Most economists expected the RBNZ to deliver a quarter-point cut in the OCR. The New Zealand dollar fell more than a U.S. cent on the surprise, buying 64.03 cents at 5:29 p.m. in Wellington, from 65.5 cents immediately before the statement. Ten-year bond yields fell 14 basis points to a record-low 1.158%. The Australian currency fell to its lowest since 2009 on bets the Reserve Bank of Australia will follow its New Zealand counterpart.
New Zealand’s central bank was the first among developed economies when it cut in May and now becomes the first to deliver a half-percentage point reduction this easing cycle. The last time the RBNZ cut rates on such a scale was in March 2011, following a series of devastating earthquakes in the South Island city of Christchurch.

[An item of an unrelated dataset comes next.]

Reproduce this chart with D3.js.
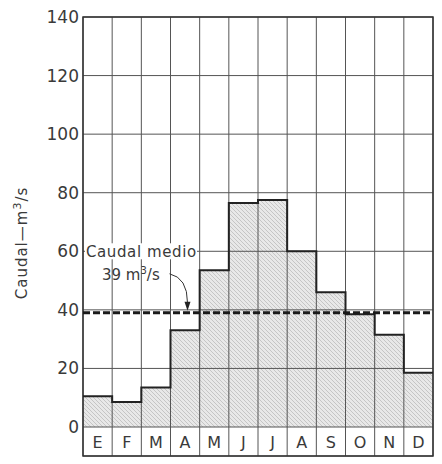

“We are very surprised,” said Dominick Stephens, New Zealand chief economist at Westpac Banking Corp. in Auckland. “The RBNZ appears to be trying to get ahead of the curve.”
A report Tuesday showed a lift in hiring and wages, while the government has pledged to increase spending. Still, the RBNZ lowered its economic growth forecasts and projected it will take longer for inflation to reach the midpoint of its 1-3% target range.
“Growth has slowed over the past year and growth headwinds are rising. In the absence of additional monetary stimulus, employment and inflation would likely ease relative to our targets,” it said. “Global economic activity continues to weaken, easing demand for New Zealand’s goods and services.”
Asked if today’s cut means no more to come, Orr said: “No, today’s decision doesn’t rule out any future action.”
He said the bank’s forward path, which shows the average OCR falling to a low of 0.91% late next year, was “good guidance” as to “how we see the interest rate path unfolding.”
The projection implies the chance of another quarter-point cut. Economists at lenders including Bank of New Zealand and ASB Bank now expect a cut to 0.75% in November. That raises the risk of non-standard policy eventually being deployed.
The RBNZ is “well advanced” on developing a suite of tools for unconventional policy such as negative interest rates, asset purchases, forward guidance and other forms of intervention, Orr said, adding it would be “negligent” not to be doing the work.